Third is competition for banking licenses. This year, the United States alone received 21 new license applications. If processing times have also been reduced by 40%, that means barriers to entering the industry are lowering. However, after obtaining a license, companies face direct regulatory pressure, and another important point is that the way companies are valued could shift from tech stock multiples to traditional bank multiples.
Fourth is the rapid rise of B2B fintech. Instead of providing direct services to consumers, the horizontal model of supplying software and infrastructure to traditional financial institutions accounts for 13% of industry revenue. In the UK insurtech sector, this jumped from 25% in 2021 to 91% in 2024—an extremely rapid transformation.
McKinsey’s analysis of future growth drivers includes six key areas: digital asset infrastructure, AI agents, data infrastructure, AI-based asset management, horizontal insurtech, and identity and trust infrastructure. In particular, it’s interesting that the expected solution to the most costly duplication problem is the identity verification and compliance layer.
The common traits of successful companies ultimately come down to economics, trust, product quality, and the ability to comply with regulations.

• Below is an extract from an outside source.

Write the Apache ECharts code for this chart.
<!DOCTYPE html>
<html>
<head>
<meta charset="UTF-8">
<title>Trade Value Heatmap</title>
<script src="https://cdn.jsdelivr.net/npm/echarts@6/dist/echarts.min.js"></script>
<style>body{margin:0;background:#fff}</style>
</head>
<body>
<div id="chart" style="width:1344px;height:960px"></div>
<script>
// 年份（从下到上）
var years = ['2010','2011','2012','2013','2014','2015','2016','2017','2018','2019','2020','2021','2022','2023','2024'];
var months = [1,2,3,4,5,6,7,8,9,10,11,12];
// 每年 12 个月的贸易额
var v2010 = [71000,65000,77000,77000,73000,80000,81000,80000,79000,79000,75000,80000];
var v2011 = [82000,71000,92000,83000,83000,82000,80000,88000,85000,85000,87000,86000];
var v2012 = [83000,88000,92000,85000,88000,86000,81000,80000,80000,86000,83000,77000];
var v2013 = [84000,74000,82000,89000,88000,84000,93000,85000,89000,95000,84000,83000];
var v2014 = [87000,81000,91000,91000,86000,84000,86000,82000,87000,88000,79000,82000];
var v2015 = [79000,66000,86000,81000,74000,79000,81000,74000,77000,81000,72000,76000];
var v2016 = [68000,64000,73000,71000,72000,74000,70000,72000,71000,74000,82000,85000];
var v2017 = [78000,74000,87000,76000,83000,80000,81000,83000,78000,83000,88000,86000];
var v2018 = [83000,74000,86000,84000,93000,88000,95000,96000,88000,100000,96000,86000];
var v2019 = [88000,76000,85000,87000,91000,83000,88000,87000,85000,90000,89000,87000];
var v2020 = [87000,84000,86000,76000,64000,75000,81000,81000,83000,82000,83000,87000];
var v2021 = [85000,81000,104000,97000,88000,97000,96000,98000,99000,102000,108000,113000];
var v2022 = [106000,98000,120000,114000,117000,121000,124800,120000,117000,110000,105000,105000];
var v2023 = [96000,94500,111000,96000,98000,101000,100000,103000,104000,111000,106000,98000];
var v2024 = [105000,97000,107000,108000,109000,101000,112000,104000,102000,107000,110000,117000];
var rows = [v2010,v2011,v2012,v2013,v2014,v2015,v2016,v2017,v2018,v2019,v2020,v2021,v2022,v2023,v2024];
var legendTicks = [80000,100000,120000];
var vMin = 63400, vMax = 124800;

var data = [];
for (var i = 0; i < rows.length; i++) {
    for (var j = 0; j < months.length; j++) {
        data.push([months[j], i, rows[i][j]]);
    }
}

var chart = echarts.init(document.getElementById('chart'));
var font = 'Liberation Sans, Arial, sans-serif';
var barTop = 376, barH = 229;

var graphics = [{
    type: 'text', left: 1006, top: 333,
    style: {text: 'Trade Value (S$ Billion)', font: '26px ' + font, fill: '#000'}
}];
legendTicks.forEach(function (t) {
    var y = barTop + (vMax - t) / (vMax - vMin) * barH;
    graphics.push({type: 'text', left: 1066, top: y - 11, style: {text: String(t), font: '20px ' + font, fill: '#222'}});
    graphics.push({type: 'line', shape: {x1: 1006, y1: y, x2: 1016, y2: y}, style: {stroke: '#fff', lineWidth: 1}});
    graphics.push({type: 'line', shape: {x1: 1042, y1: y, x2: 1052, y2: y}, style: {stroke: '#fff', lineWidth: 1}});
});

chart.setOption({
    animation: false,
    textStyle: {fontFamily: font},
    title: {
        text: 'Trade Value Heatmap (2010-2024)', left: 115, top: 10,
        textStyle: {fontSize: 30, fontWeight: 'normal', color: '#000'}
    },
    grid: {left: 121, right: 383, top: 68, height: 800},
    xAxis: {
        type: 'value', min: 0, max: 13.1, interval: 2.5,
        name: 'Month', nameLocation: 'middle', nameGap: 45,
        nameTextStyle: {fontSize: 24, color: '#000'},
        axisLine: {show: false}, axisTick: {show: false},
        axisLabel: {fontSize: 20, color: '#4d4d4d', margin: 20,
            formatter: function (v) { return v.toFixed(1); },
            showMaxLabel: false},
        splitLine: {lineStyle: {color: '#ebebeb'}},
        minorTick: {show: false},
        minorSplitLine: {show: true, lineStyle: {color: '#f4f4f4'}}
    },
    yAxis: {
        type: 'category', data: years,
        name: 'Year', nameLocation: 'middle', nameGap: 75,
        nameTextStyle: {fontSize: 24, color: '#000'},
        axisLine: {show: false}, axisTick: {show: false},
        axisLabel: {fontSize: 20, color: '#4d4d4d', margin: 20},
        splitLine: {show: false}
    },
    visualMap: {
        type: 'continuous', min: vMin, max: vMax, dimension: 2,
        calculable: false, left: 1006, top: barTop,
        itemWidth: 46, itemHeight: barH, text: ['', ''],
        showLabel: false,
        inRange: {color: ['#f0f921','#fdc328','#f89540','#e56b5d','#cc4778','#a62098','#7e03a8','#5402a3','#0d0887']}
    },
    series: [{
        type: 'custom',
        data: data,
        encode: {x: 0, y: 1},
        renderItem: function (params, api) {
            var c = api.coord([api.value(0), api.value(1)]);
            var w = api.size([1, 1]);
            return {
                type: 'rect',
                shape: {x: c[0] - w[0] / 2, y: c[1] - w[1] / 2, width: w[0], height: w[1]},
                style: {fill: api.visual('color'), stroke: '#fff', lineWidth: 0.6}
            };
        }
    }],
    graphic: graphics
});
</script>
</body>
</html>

As McKinsey also emphasized, while technical barriers are lowering, business model barriers are rising. This means that it’s not just about improving UI; what’s needed is a breakthrough in economics, speed, and risk management.
Personally, the biggest lesson this report offers is that the fintech industry has entered a mature phase. You can no longer attract investment with just interesting stories and funding as in the past. Now, actual profitability and the ability to comply with regulations are the differentiators. Traditional financial institutions have recognized this and are expanding their technology investments, while fintech companies are also moving to secure long-term competitiveness by obtaining banking licenses. Ultimately, it seems this industry is moving beyond an endless cutthroat race for survival and into an era of sustainable growth based on regulation and trust.